Писатели свободы. Как 150 «трудных» подростков и учительница бросили вызов стереотипам - страница 2



На самом деле школа находится в тихом месте, всего в нескольких милях от океана. Благодаря расположению и репутации она пользуется популярностью. Причем настолько, что множество учеников, живущих, как они сами выражаются, «на раёне», ежедневно добираются сюда с двумя-тремя пересадками. Ученики съезжаются со всех концов города: дети из богатых семей с побережья сидят рядом с детьми бедняков из неблагополучных кварталов… В пределах школьного двора найдутся представители всех рас, религий и культур. Но еще со времен беспорядков из-за приговора Родни Кингу до школы докатилась межрасовая напряженность.

Из-за автобусных перевозок и активности преступных группировок демографический облик Уилсон-Хай изменился кардинально. Раньше в нем преобладали белые из высших слоев общества, теперь большинство учащихся – афроамериканцы, латиноамериканцы и азиаты.

В прошлом году я, практикантка, была довольно-таки наивной. Мне хотелось не придавать значения этнической и культурной принадлежности учеников, однако с тем и с другим пришлось столкнуться сразу же, как только прозвенел мой первый практикантский звонок и ученик по имени Шарод явился в класс, постукивая об пол баскетбольным мячом. Он был новичком, недавно переведенным за нарушения дисциплины с другого конца города – из школы, аналогичной Уилсон-Хай, и дурная слава обгоняла его. Говорили, что своему прежнему учителю английского он угрожал пистолетом (позднее я узнала, что пластмассовым и водяным, но вполне пригодным для эффектного конфликта). В первые же несколько минут он предельно откровенно дал понять, что ненавидит Уилсон-Хай, английский и меня заодно. Его единственной целью было довести до слез практикантку «из богатеньких». Он и не подозревал, что через месяц лить слезы придется ему.

Шарод стал предметом насмешек. Один из одноклассников, которому надоели выходки Шарода, нарисовал на него расистскую карикатуру с гигантскими, преувеличенно выпяченными губами. Рисунок переходил по классу из рук в руки, ученики покатывались со смеху. Когда рисунок увидел Шарод, вид у него был такой, будто он готов расплакаться. Впервые его маска крутизны дала трещину.

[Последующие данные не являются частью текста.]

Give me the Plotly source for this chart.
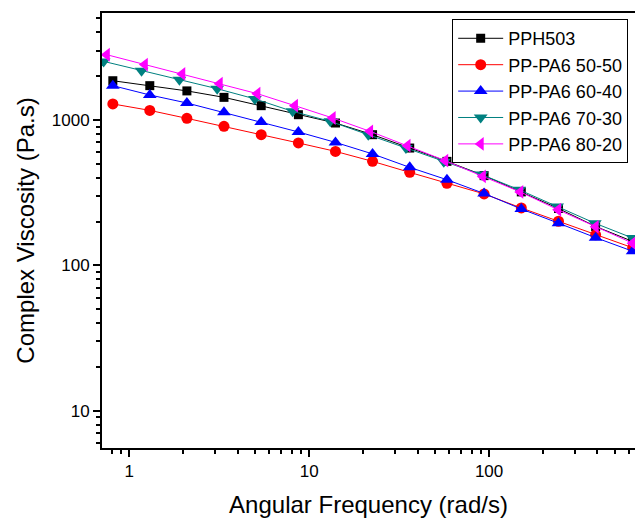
import plotly.graph_objects as go

# angular frequency (rad/s), per series
freq = [0.81, 1.30, 2.09, 3.36, 5.41, 8.71, 14.0, 22.5, 36.2, 58.3, 93.8, 151, 243, 391, 628]
freq_7030 = [0.72, 1.17, 1.90, 3.08, 4.99, 8.09, 13.1, 21.3, 34.5, 56.0, 90.8, 147, 239, 387, 628]
freq_8020 = [0.75, 1.22, 1.97, 3.18, 5.15, 8.33, 13.5, 21.8, 35.2, 57.0, 92.3, 149, 242, 391, 628]

# complex viscosity (Pa.s)
pph503 = [1862, 1722, 1585, 1431, 1254, 1087, 953, 792, 641, 519, 414, 320, 246, 185, 146]
pa6_5050 = [1289, 1164, 1026, 904, 792, 695, 608, 519, 436, 367, 310, 248, 201, 162, 132]
pa6_6040 = [1722, 1486, 1309, 1128, 969, 827, 701, 584, 472, 388, 312, 244, 195, 155, 125]
pa6_7030 = [2530, 2183, 1892, 1641, 1396, 1146, 978, 792, 641, 515, 421, 331, 254, 195, 154]
pa6_8020 = [2812, 2404, 2074, 1778, 1517, 1254, 1032, 835, 666, 525, 409, 320, 241, 184, 142]

series = [
    ("PPH503", freq, pph503, "black", "square", 9),
    ("PP-PA6 50-50", freq, pa6_5050, "#ff0000", "circle", 11),
    ("PP-PA6 60-40", freq, pa6_6040, "#0000ff", "triangle-up", 12),
    ("PP-PA6 70-30", freq_7030, pa6_7030, "#008080", "triangle-down", 12),
    ("PP-PA6 80-20", freq_8020, pa6_8020, "#ff00ff", "triangle-left", 12),
]

fig = go.Figure()
for name, x, y, color, symbol, size in series:
    fig.add_trace(go.Scatter(
        x=x, y=y, name=name, mode="lines+markers",
        line=dict(color=color, width=1),
        marker=dict(symbol=symbol, size=size, color=color),
    ))

axis_font = dict(family="Liberation Sans, Arial, sans-serif", size=24, color="black")
tick_font = dict(family="Liberation Sans, Arial, sans-serif", size=17, color="black")

fig.update_xaxes(
    type="log", range=[-0.1517, 2.811],
    title=dict(text="Angular Frequency (rad/s)", font=axis_font, standoff=16),
    tickfont=tick_font, tickvals=[1, 10, 100], ticktext=["1", "10", "100"],
    ticks="outside", ticklen=7, tickwidth=1.5, tickcolor="black",
    minor=dict(ticks="outside", ticklen=4, tickwidth=1.5, tickcolor="black", dtick="D1", showgrid=False),
    showline=True, linecolor="black", linewidth=2, mirror=True,
    showgrid=False, zeroline=False,
)
fig.update_yaxes(
    type="log", range=[0.743, 3.736],
    title=dict(text="Complex Viscosity (Pa.s)", font=axis_font, standoff=10),
    tickfont=tick_font, tickvals=[10, 100, 1000], ticktext=["10", "100", "1000"],
    ticks="outside", ticklen=7, tickwidth=1.5, tickcolor="black",
    minor=dict(ticks="outside", ticklen=4, tickwidth=1.5, tickcolor="black", dtick="D1", showgrid=False),
    showline=True, linecolor="black", linewidth=2, mirror=False,
    showgrid=False, zeroline=False,
)

fig.update_layout(
    width=635, height=518,
    margin=dict(l=102, r=0, t=13, b=70),
    plot_bgcolor="white", paper_bgcolor="white",
    font=dict(family="Liberation Sans, Arial, sans-serif", color="black"),
    legend=dict(
        x=0.657, y=0.986, xanchor="left", yanchor="top",
        bordercolor="black", borderwidth=1, bgcolor="white",
        font=dict(family="Liberation Sans, Arial, sans-serif", size=18, color="black"),
        itemwidth=45, tracegroupgap=0,
    ),
)

# drop the default body margin so the figure sits at the page corner
fig.write_html("out.html", config={"displayModeBar": False},
               post_script="document.body.style.margin='0';")
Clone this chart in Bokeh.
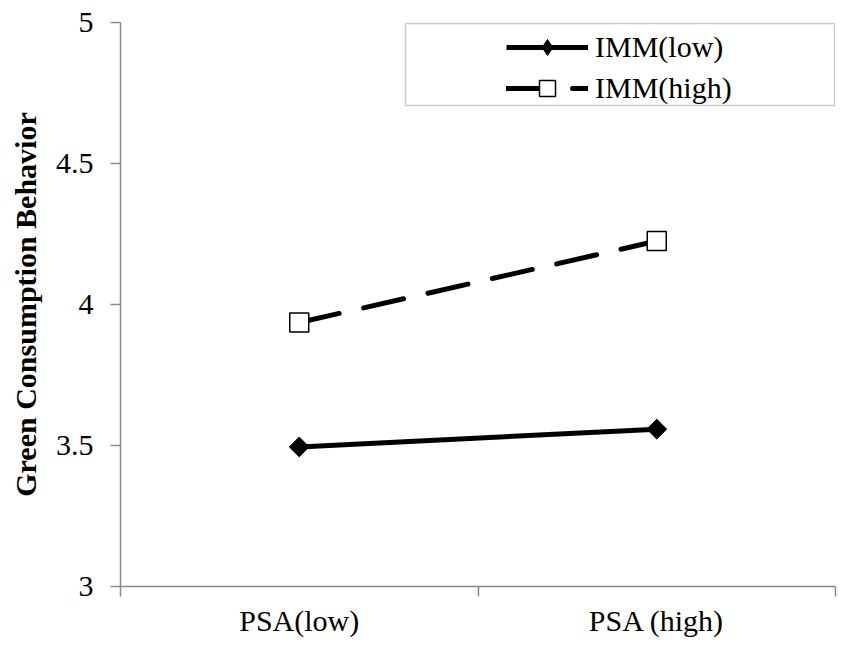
import math
from bokeh.plotting import figure
from bokeh.models import Range1d, FixedTicker, Legend, LegendItem, BoxAnnotation
from bokeh.embed import file_html
from bokeh.resources import INLINE

# ---- data ----
categories = ["PSA(low)", "PSA (high)"]
series_names = ["IMM(low)", "IMM(high)"]
imm_low = [3.495, 3.558]
imm_high = [3.936, 4.225]
y_ticks = [3, 3.5, 4, 4.5, 5]
y_tick_labels = ["3", "3.5", "4", "4.5", "5"]
y_title = "Green Consumption Behavior"

# category centres and boundaries on a numeric axis
x_centers = [i + 0.5 for i in range(len(categories))]
x_bounds = [float(i) for i in range(len(categories) + 1)]

FONT = "Liberation Serif"
GREY = "#8a8a8a"

p = figure(width=843, height=639, output_backend="svg", toolbar_location=None,
           x_range=Range1d(x_bounds[0], x_bounds[-1]),
           y_range=Range1d(y_ticks[0], y_ticks[-1]),
           min_border_left=120, min_border_right=8, min_border_top=22, min_border_bottom=51)
p.outline_line_color = None
p.xgrid.visible = False
p.ygrid.visible = False
p.background_fill_color = "white"
p.border_fill_color = "white"

# legend frame (layout decoration, frame-relative pixels)
box = BoxAnnotation(left=285, right=714, top=563, bottom=481,
                    left_units="screen", right_units="screen",
                    top_units="screen", bottom_units="screen",
                    fill_color="white", fill_alpha=1.0,
                    line_color="#555555", line_width=1.5)
p.add_layout(box)

r_low_line = p.line(x_centers, imm_low, line_width=5, line_color="black")
# diamond key (used by the legend), covered by the rotated square on the plot
r_low_key = p.scatter(x_centers, imm_low, marker="diamond", size=19,
                      fill_color="black", line_color="black")
r_low_pts = p.scatter(x_centers, imm_low, marker="square", angle=math.pi / 4,
                      size=14, fill_color="black", line_color="black")
r_high_line = p.line(x_centers, imm_high, line_width=5, line_color="black",
                     line_dash="41 25", line_cap="round")
r_high_pts = p.scatter(x_centers, imm_high, marker="square", size=19,
                       fill_color="white", line_color="black", line_width=1.5)

# x axis
xa = p.xaxis[0]
xa.ticker = FixedTicker(ticks=x_centers, minor_ticks=x_bounds)
xa.major_label_overrides = {c: l for c, l in zip(x_centers, categories)}
xa.major_tick_out = 0
xa.major_tick_in = 0
xa.minor_tick_out = 10
xa.minor_tick_in = 0
xa.minor_tick_line_color = GREY
xa.minor_tick_line_width = 1.5
xa.major_label_standoff = 7

# y axis
ya = p.yaxis[0]
ya.ticker = FixedTicker(ticks=y_ticks)
ya.major_label_overrides = {t: l for t, l in zip(y_ticks, y_tick_labels)}
ya.major_tick_out = 10
ya.major_tick_in = 0
ya.minor_tick_line_color = None
ya.major_label_standoff = 17
ya.axis_label = y_title
ya.axis_label_text_font = FONT
ya.axis_label_text_font_size = "30px"
ya.axis_label_text_font_style = "bold"
ya.axis_label_text_color = "black"
ya.axis_label_standoff = 11

for ax in (xa, ya):
    ax.axis_line_color = GREY
    ax.axis_line_width = 1.5
    ax.major_tick_line_color = GREY
    ax.major_tick_line_width = 1.5
    ax.major_label_text_font = FONT
    ax.major_label_text_font_size = "30px"
    ax.major_label_text_color = "black"

legend = Legend(items=[
    LegendItem(label=series_names[0], renderers=[r_low_line, r_low_key]),
    LegendItem(label=series_names[1], renderers=[r_high_line, r_high_pts]),
], location=(386, 478), orientation="vertical",
    border_line_color=None, background_fill_alpha=0,
    padding=2, spacing=1, margin=0,
    glyph_width=82, glyph_height=40, label_height=40, label_standoff=7,
    label_text_font=FONT, label_text_font_size="30px", label_text_color="black")
p.add_layout(legend)

open("out.html", "w").write(file_html(p, INLINE))
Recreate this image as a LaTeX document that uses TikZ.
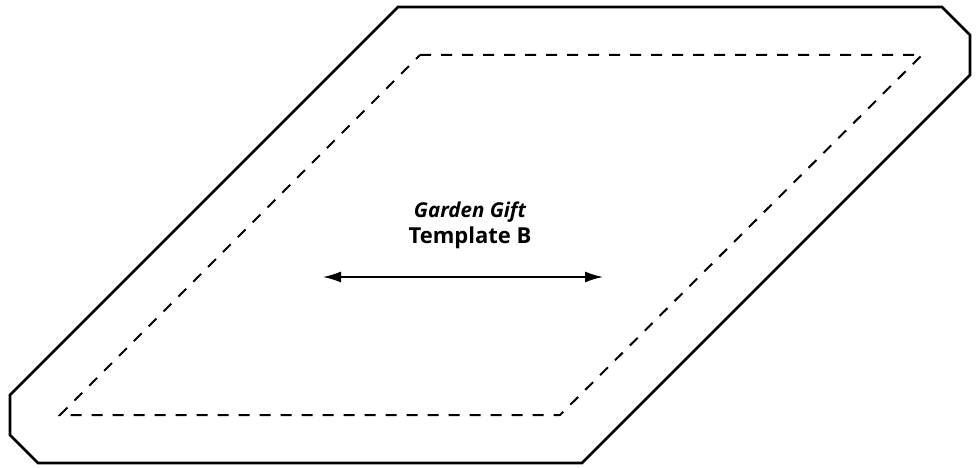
\documentclass[tikz,border=0pt]{standalone}
\usepackage{fontspec}
\setmainfont{Open Sans}
\usetikzlibrary{arrows.meta}
\tikzset{
  outline/.style={line width=2.8pt, line join=miter},
  seam/.style={line width=2pt, dash pattern=on 11pt off 10pt},
  grain/.style={line width=1.7pt, {Latex[length=18pt,width=11pt]}-{Latex[length=18pt,width=11pt]}},
  lbl/.style={inner sep=0pt, anchor=base}
}
\begin{document}
\begin{tikzpicture}[x=1pt,y=-1pt]
\useasboundingbox (0,0) rectangle (977,468);
\draw[outline] (398,7) -- (942,7) -- (970,35) -- (970,75) -- (582,463) -- (38,463) -- (10,435) -- (10,395) -- cycle;
\draw[seam] (420,55) -- (922,55) -- (560,415) -- (60,415) -- cycle;
\node[lbl, font=\bfseries\itshape\fontsize{20.5}{24}\selectfont] (title) at (470,217) {Garden Gift};
\node[lbl, font=\bfseries\fontsize{22}{26}\selectfont] (name) at (470,243) {Template B};
\coordinate (gl) at (323,277);
\coordinate (gr) at (603,277);
\draw[grain] (gl) -- (gr);
\end{tikzpicture}
\end{document}
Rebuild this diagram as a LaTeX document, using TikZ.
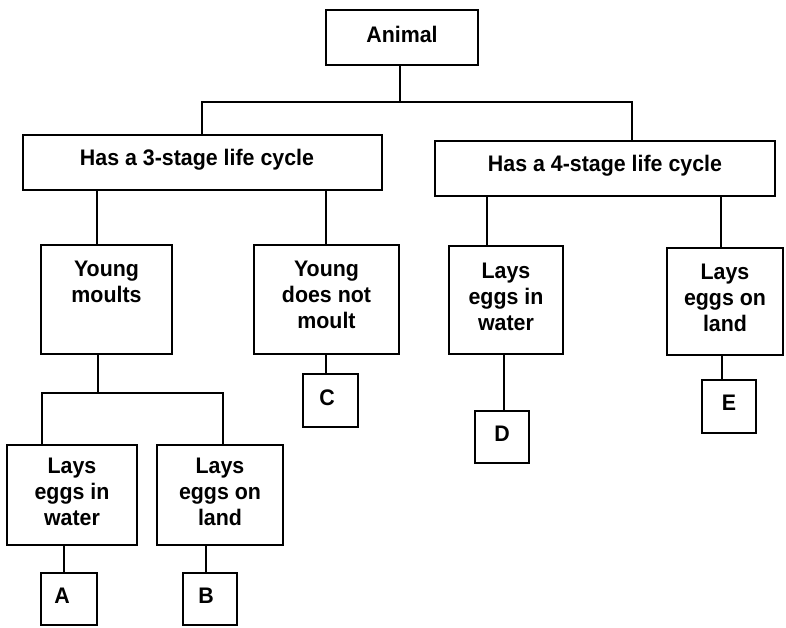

Завладев рисунком, я вскипела:

– Вот как раз к такой пропаганде и прибегали нацисты во время холокоста! – выкрикнула я. И была потрясена, когда кто-то из учеников робко спросил:

– А что такое холокост?

Я задала вопрос:

– Кто из вас слышал о холокосте?

Руку не поднял никто. Тогда я задала другой вопрос:

– В кого из вас стреляли?

Руки подняли почти все.

И я сразу решила плюнуть на свои тщательно составленные планы уроков и сделать стержнем моей учебной программы толерантность.

С тех пор я старалась придать истории наглядность с помощью новых книг, бесед с особыми гостями и экскурсий. Поскольку я оставалась практиканткой, средств на все это у меня не было. По вечерам я подрабатывала портье в отеле «Марриотт» и продавала нижнее белье в «Нордстроме». Отец даже спрашивал меня: «Почему ты не можешь быть просто нормальным учителем?»



Вообще-то после первого казуса у меня время от времени мелькали мысли, что стать «нормальным учителем» не так уж и плохо. Я возила своих учеников смотреть «Список Шиндлера» в Ньюпорт-Бич – кинотеатр, куда обычно ходят состоятельные белые люди. И была поражена, увидев, как женщины в страхе хватались за свои жемчуга и прижимали к себе сумочки. Одна местная газета отвела этому инциденту первую полосу, рассказывая, какого приема удостоились мои ученики, после чего на меня посыпались угрозы. Один из моих разгневанных соседей имел наглость заявить: «Если вы так любите черных, может, еще и выйдете замуж за обезьяну?»